Так значит, это Марк шарился в моей почте…
— Но ты не можешь уволить человека за то, что ему по почте прислали пару-тройку анекдотов.
— Пару-тройку? — Он раздвинул указательный и большой пальцы, дабы продемонстрировать толщину стопки.
— Ты хочешь уволить меня только из-за того, что кто-то осмелился подшутить над Францией? Но это тоталитаризм!
— Ну уж нет! — Жан-Мари залился едким смехом. — Я увольняю тебя не потому, что шутки направлены против Франции. Совсем не за это. Нет, все дело во времени. В том времени, что ты потратил, читая их. Часы! Почтовый ящик создан не ради забавы, а для работы.
Конечно же все происходящее было лицемерием в высшем его проявлении. Каждый член этой компании, включая самого Жан-Мари, тратил рабочее время на чашечку кофе, на сигаретку, на многочасовые ланчи… А бесконечные звонки няням, оставленным с детьми? А часы, потраченные на бронирование поездов и самолетов на ближайшие выходные? И плюс ко всему самый распространенный способ убить время — отправиться на поиски имеющихся у сотрудников таблеток… Но согласно законам лицемерия правда не имела никакого значения. Я попался. Я знал это, и он знал это. Обсуждению подлежала лишь цена.
— Я имею право оспорить это, обратившись к inspecteur du travail, — сказал я.
— Если только ты еще будешь в Париже к тому времени, когда вынесут решение.
— Мой почтовый ящик не единственный, представляющий из себя интерес…
— Что ты имеешь в виду?
— Я имею в виду, что однажды мне посчастливилось оказаться в пустующем кабинете Стефани, оставившей свою почту открытой…

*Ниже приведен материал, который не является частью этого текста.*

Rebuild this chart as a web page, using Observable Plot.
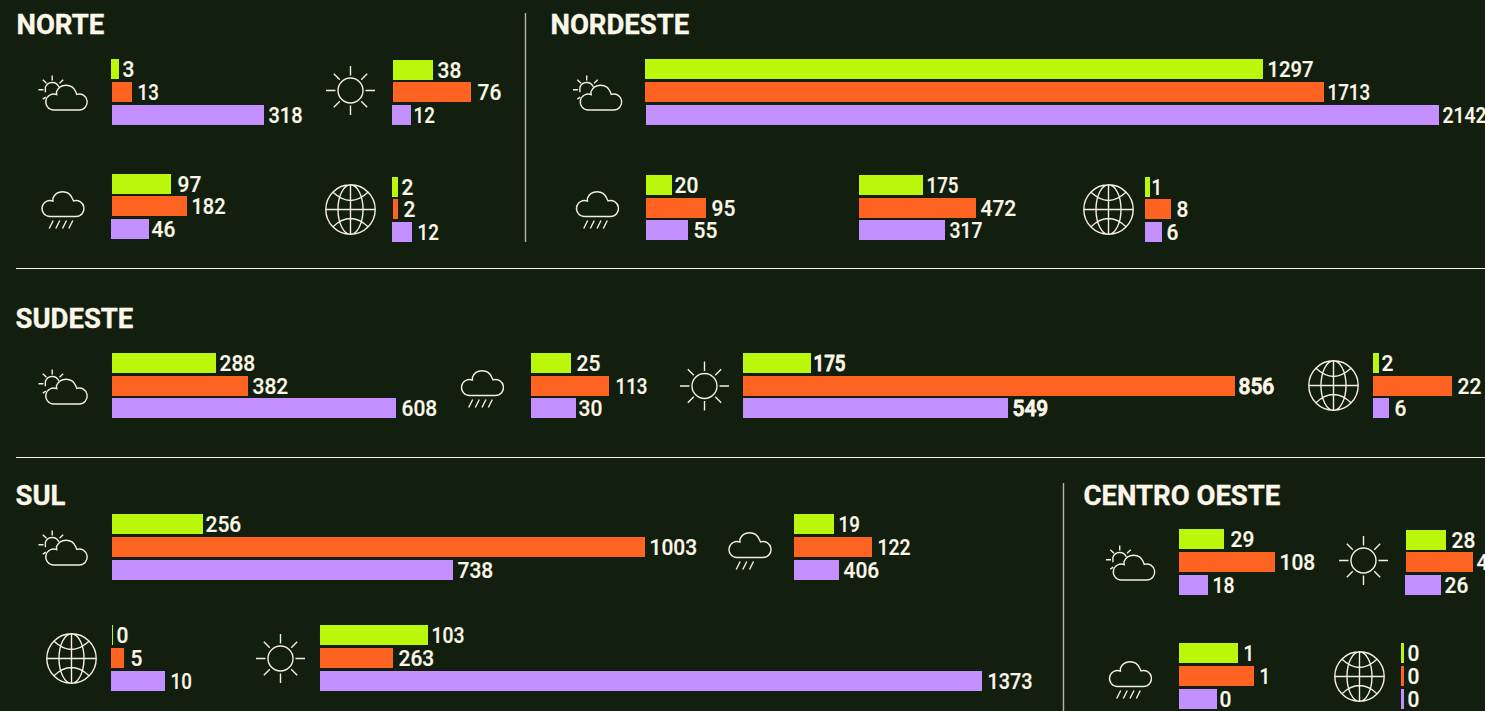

— А… — Он ненадолго задумался. — Уверен, все старые письма она отправляет в… как это у вас называется? — corbeille. [153] — Английский у него хромал, но он сохранял присутствие духа.
153
Corbeille— корзина.
— Возможно, она распечатывала их и оставляла на столе так, чтобы люди могли найти нужную им информацию.
Тут уже Жан-Мари сплоховал — он кинул быстрый взгляд на дверь, отделяющую его кабинет от кабинета Кристин. Через стекло было видно, что она разговаривает по телефону.
Спокойным тоном он продолжил:
— Кого может заинтересовать переписка Стефани?
Он, наверное, хотел определить объект моих нападок — жена или министр сельского хозяйства? Или, может, еще что-то? Я-то знал, что со Стефани его связывает не только секс и нелегальные поставки мяса. Но в ответ я лишь пожал плечами в манере, свойственной парижанам.